Given records.
****************************************
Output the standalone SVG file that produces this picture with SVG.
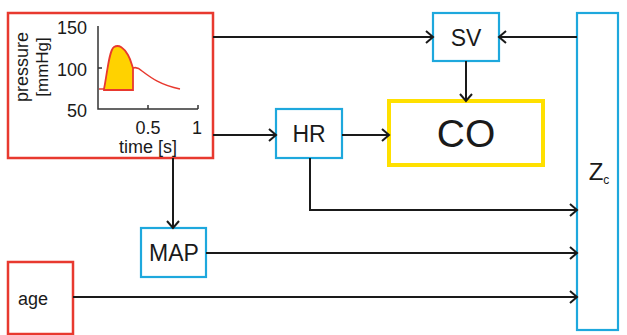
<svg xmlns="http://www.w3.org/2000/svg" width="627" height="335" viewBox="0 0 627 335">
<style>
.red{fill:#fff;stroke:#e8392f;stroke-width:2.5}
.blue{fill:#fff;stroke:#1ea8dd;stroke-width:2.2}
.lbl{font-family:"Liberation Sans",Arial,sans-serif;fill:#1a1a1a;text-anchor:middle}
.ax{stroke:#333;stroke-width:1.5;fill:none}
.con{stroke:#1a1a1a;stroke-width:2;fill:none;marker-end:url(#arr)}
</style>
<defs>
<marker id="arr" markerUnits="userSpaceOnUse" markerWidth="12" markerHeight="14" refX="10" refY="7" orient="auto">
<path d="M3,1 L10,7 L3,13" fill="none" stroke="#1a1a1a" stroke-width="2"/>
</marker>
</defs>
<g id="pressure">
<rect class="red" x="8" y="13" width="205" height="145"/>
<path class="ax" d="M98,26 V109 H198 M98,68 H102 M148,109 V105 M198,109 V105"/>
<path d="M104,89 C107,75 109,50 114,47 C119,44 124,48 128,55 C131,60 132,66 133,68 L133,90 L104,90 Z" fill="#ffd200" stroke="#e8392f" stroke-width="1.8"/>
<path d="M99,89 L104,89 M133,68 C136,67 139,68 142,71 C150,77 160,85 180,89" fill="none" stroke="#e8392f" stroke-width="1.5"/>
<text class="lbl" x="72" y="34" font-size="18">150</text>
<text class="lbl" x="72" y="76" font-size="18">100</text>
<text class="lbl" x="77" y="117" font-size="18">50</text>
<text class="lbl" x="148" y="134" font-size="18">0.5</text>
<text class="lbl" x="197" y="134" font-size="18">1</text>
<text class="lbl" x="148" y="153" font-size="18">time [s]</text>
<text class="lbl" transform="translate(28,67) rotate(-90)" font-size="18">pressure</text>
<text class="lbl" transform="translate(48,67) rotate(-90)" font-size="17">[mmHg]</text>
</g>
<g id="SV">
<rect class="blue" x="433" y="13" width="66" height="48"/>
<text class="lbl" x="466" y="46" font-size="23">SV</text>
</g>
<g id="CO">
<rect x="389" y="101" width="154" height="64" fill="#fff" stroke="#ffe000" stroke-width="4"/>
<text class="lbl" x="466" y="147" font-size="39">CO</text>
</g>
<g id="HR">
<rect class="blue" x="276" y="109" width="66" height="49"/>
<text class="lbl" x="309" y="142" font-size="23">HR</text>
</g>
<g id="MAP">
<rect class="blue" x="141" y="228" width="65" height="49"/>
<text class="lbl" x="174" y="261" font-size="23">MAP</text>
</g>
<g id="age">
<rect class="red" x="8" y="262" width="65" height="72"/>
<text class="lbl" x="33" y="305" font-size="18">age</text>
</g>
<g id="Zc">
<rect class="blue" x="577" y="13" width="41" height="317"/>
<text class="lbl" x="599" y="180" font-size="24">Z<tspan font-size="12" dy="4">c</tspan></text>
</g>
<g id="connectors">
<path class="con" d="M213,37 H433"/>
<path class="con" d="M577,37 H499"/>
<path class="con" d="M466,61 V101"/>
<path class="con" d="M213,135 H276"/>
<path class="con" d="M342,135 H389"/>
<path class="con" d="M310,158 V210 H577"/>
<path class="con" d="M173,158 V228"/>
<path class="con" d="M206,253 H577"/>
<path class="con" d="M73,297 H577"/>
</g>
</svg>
****************************************
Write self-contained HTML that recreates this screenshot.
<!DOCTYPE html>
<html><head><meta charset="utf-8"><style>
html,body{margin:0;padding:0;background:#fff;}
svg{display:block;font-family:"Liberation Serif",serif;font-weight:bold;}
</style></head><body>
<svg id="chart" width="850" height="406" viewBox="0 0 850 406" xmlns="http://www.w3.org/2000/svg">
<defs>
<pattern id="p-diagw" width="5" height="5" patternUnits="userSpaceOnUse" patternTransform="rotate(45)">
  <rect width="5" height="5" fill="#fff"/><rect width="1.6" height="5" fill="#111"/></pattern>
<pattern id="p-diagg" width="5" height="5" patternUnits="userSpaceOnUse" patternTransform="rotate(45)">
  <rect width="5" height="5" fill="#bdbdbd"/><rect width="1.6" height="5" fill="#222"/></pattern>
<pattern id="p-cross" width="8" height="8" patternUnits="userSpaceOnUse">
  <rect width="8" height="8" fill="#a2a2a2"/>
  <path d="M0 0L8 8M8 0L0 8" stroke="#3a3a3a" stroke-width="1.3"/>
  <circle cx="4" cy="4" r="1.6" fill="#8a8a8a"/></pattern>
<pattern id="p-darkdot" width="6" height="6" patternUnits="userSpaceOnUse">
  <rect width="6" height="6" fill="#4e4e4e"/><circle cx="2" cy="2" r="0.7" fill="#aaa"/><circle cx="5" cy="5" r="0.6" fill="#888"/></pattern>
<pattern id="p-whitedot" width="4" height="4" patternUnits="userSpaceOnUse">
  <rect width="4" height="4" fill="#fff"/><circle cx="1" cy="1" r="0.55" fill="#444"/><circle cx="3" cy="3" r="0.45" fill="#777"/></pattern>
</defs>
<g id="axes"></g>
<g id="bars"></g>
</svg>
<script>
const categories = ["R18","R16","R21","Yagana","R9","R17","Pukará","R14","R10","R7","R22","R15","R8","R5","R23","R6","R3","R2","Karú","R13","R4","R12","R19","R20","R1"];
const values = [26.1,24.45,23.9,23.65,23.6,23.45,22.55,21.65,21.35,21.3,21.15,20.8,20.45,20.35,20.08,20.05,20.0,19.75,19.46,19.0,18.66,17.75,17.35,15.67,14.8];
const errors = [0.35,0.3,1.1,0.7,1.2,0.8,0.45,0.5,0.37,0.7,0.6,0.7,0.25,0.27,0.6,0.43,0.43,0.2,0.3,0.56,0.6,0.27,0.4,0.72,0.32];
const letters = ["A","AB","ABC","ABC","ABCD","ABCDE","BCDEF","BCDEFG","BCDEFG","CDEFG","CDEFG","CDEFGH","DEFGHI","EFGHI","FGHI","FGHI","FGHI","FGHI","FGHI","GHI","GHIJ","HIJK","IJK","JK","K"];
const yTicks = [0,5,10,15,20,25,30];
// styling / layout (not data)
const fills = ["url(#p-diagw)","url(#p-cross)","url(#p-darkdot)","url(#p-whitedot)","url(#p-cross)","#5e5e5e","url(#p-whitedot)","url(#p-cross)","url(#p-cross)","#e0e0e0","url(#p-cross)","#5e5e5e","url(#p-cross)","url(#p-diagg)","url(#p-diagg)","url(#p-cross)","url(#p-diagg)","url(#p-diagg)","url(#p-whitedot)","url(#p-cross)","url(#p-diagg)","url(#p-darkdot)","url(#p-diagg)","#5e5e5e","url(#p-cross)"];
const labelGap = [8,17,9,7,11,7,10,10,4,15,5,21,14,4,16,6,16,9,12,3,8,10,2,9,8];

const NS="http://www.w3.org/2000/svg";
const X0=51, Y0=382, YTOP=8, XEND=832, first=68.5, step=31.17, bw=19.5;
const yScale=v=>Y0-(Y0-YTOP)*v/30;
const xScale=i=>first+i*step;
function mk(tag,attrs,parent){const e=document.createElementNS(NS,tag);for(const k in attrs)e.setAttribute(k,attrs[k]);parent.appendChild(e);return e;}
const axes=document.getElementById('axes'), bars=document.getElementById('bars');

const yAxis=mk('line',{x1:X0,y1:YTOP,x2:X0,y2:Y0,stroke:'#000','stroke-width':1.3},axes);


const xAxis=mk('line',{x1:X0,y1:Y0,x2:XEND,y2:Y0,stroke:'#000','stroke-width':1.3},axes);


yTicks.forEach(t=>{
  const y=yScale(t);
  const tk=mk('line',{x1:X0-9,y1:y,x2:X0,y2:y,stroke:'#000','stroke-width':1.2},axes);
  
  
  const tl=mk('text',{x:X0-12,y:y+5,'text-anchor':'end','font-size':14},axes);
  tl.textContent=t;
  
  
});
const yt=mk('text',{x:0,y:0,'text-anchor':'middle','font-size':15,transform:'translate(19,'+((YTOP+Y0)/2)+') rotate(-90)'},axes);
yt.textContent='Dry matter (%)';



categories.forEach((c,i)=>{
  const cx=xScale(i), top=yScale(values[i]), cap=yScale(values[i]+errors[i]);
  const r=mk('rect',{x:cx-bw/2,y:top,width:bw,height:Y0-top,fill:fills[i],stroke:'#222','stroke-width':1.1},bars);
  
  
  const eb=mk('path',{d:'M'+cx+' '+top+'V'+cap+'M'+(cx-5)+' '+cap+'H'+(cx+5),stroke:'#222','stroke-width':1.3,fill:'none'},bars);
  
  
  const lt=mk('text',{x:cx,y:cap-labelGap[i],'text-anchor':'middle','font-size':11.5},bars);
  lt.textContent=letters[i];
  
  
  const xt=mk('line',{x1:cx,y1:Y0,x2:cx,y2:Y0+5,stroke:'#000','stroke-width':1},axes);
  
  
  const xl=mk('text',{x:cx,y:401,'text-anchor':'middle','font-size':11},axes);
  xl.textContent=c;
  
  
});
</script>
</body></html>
****************************************
Problem description.
Scan the records for the string "that". Copy each line in which it appears.

Reply to the exercise.
Output the standalone SVG file that produces this picture with SVG.
Write self-contained HTML that recreates this screenshot.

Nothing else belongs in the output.